Développement des luttes. Le développement rapide du capitalisme, très concentré, conduit à de grandes grèves.

Ouvriers, étudiants, paysans, bourgeoisie libérale. L’ampleur et le caractère général du mécontentement permettent de prévoir le commencement de la fin du tsarisme.

Social-démocratie. Des cercles ouvriers marxistes se développent partout. En 1895, Lénine regroupe les cercles de Pétersbourg (une vingtaine) dans une Union de lutte pour la libération de la classe ouvrière. En 1898, 1er congrès du P.O.S.D.R. Pas de programme, pas d’organisation. Le Comité central est arrêté. Seulement deux numéros de la Rabotchaïa Gazéta.

En même temps que les révolutionnaires marxistes chevronnés sont arrêtés, afflux de jeunes. (Comparer 1968 et suivantes.) Ils se font souvent arrêter aussi.

Économisme.

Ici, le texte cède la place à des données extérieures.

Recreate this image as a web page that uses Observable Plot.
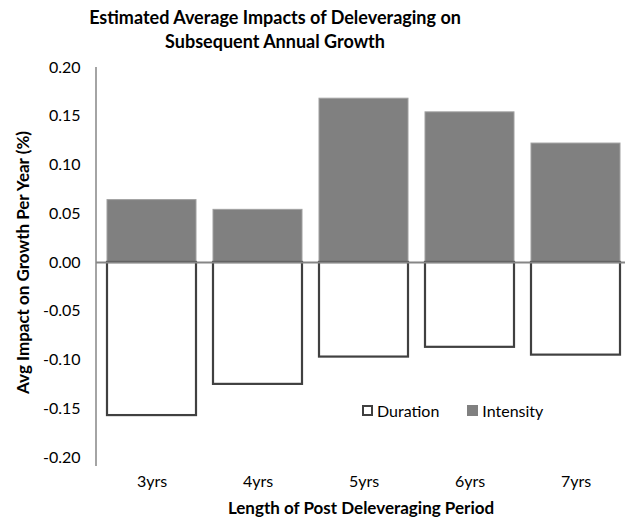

Des « économistes » publient leur Credo en 1899. Protestation des « 17 » rédigée par Lénine. Revues Rabotchaïa Mysl (ouvertement économiste) en Russie et Rabotchéié Diélo (opportunistes, économistes conciliateurs) à l’étranger.

Lutte de Lénine. Estime qu’un 2e congrès dans cette situation serait catastrophique. Il faut d’abord mener la lutte pour le préparer. Fonde en 1900 l’Iskra (le Solidaire> de Lénine — voir aussi la note 5 du tome 5 des Œuvres) pour unifier le Parti autour du journal, et la Zaria (les Études marxistes de Lénine) en 1901. Écrit « Par où commencer ? » dans l’Iskra de mai 1901 et Que faire ? en 1901-1902. Suite à cette lutte conséquente, le 2e congrès de 1903 sera un succès. Sur le rôle de l’Iskra et du Que faire ? pour la construction du parti, lire dans l’Histoire du parti communiste (bolchévik) de l’U.R.S.S., 1938, le 2. du chapitre II (pp. 34-44 dans l’édition fac-similé de Solidaire, distribution EPO).

Notes
1.
Comparer avec les années 60 et 70 du 20e  siècle. Le marxisme était à la mode. Tous les intellectuels, sauf vraiment de droite, se devaient d’être marxistes et les éditeurs publiaient tant les classiques que les essais de ces intellectuels.